The rally began with invocations offered by Fr. Harry Bury, a Catholic priest for 70 years, and a peace activist since the days of the Vietnam War; Rabbi Dovid Feldman, spokesman for Neturei Karta International; and Rafed Aljoboury, Chairman of Integrity Political Action Committee, and chief organizer of the rally, along with Josephine Guilbeau, a 17-year U.S. Army veteran, Associate Director of Eisenhower Media Network. Speeches were heard from many different organizations, and the rally was also addressed by Bronx U.S. Congressional candidate Jose Vega and former United States Senate candidate in New York Diane Sare.
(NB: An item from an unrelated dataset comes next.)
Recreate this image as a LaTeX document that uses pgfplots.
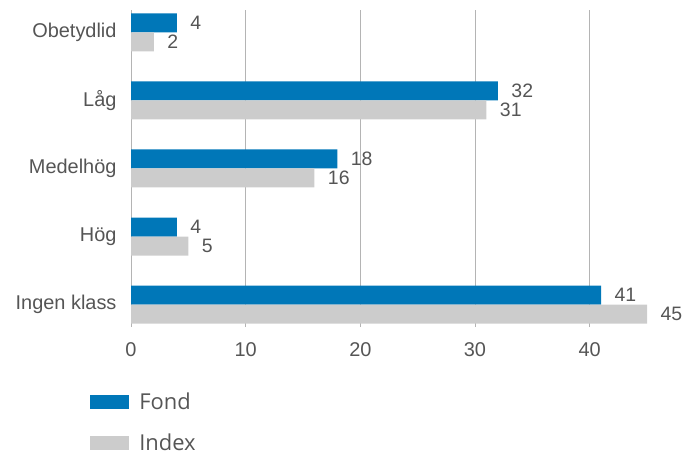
\documentclass[border=0pt]{standalone}
\usepackage{fontspec}
\setmainfont{Liberation Sans}
\newfontfamily\legfont{Open Sans}
\usepackage{pgfplots}
\pgfplotsset{compat=1.18}
\definecolor{fondblue}{HTML}{0077B8}
\definecolor{idxgrey}{HTML}{CCCCCC}
\definecolor{txt}{HTML}{555555}
\definecolor{gridc}{HTML}{B4B4B4}
\begin{document}
\begin{tikzpicture}
\useasboundingbox (0,0) rectangle (682bp,455bp);
\begin{axis}[
  at={(131bp,128bp)}, anchor=south west,
  scale only axis,
  width=516bp, height=317bp,
  xbar, bar width=19bp,
  xmin=0, xmax=45,
  ymin=-0.33, ymax=4.33,
  ytick={0,1,2,3,4},
  yticklabels={Ingen klass,Hög,Medelhög,Låg,Obetydlid},
  xtick={0,10,20,30,40},
  xmajorgrids, grid style={gridc, line width=1bp},
  axis line style={draw=none},
  major tick length=0pt,
  tick label style={font=\fontsize{20}{22}\selectfont, text=txt},
  /pgf/number format/assume math mode=true,
  yticklabel style={xshift=-11bp},
  xticklabel style={yshift=-12bp},
  clip=false,
  nodes near coords,
  nodes near coords style={font=\fontsize{19.5}{22}\selectfont, text=txt, anchor=west, xshift=10bp},
  legend style={at={(-0.085,-0.2)}, anchor=north west, draw=none, fill=none,
    font=\legfont\fontsize{22}{25}\selectfont, text=txt, row sep=23bp,
    legend cell align=left,
    nodes={inner sep=0pt},
    /tikz/every odd column/.append style={column sep=10bp}},
  legend image code/.code={\fill[#1] (0bp,-7bp) rectangle (39bp,7bp);},
]
\addplot[draw=none, fill=fondblue, bar shift=9.5bp] coordinates {(41,0) (4,1) (18,2) (32,3) (4,4)};
\addlegendentry{Fond}
\addplot[draw=none, fill=idxgrey, bar shift=-9.5bp] coordinates {(45,0) (5,1) (16,2) (31,3) (2,4)};
\addlegendentry{Index}
\end{axis}
\end{tikzpicture}
\end{document}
Later, the organizers gathered for a discussion that turned into a Socratic Town Hall symposium, in which Fr. Bury put forward the idea that the Oasis Plan was the same as the very idea of peace itself. “The idea is to bring development to less-developed nations. The idea is to build rather than destroy. What else could the idea of peace mean?” He also said that “something that I learned from Helga Zepp-LaRouche, even at my age, is to question your assumptions.” That approach is the only approach through which the nations of the trans-Atlantic region can regain their moral sanity and their right to stand beside the emerging, forward-thinking new world economic order that is coming into being.